Wednesday, January 25, 2006

America helped create Livedoor Scandal

When you read this in the year 2066 it might not be big news, but at the moment in Japan it is: the president of a high-flying internet startup has been arrested for cooking the books, the stock has crashed, there has been panic selling on the Tokyo stock exchange, the sheer volume of which brought the system to its knees.

First of all, I am puzzled by why this is such big news, why so many people are in a panic, and why all the sensationalistic "wide shows" are making such a big deal out of it. For example, we get diagrams of what he ised to eat for breakfast in his expensive Roppongi Hills mansion and the gruel he gets in jail. Ha ha, serves him right. Hubris. To be fair, a lot of reasonable Japanese I speak to feel the same. It is all over the place in the domestic media, but on CNN or BBC it's a 5 word entry on the newscroll at the bottom of the screen.

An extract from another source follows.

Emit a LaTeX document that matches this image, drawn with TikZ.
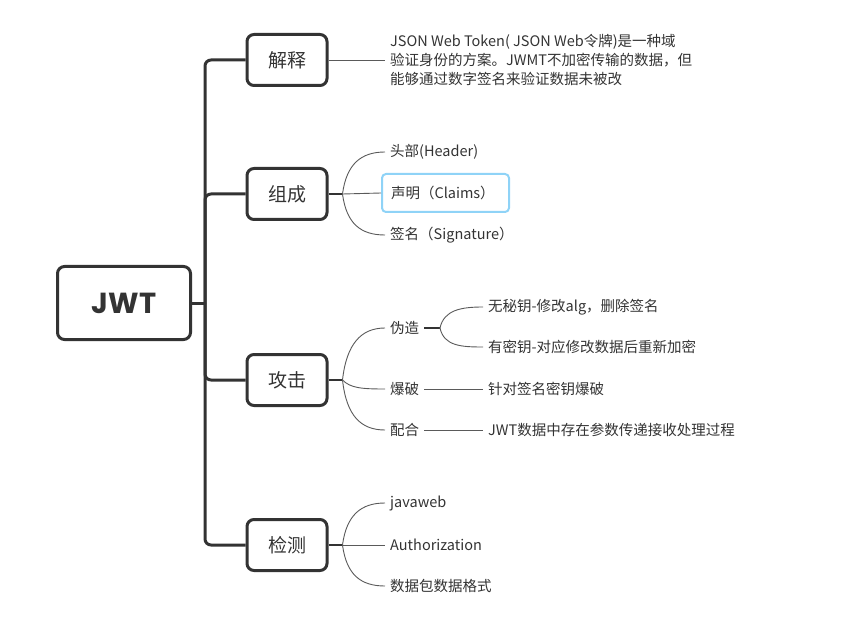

Ok, I think what the company, Livedoor, and it's boss, Mr. Horie did was wrong. They clearly violated the law but altering financial information to boost the stock price. But my take on it is that he hasn't done anything much different from a lot of japanese companies have been doing for years. Every bank has played with its financial statements (in amounts 10 times larger that the US S&L scandal f the 80's (George Bush senior's buddies) )during and after the "Bubble" in order to keep share prices up. That may seem too abstract to some, but the past year or so is not short of other scandals: car companies lying about safety tests, public corporation using funds for personal gain, powerful strong willed bosses of large department store-railway conglomerates lying about financial info for personal gain, construction companies and gov't regulators allowing high rise hotel and condominium apartments to be built by falsifying earthquake standards. These are all recent scandals that should be fresh in people's minds.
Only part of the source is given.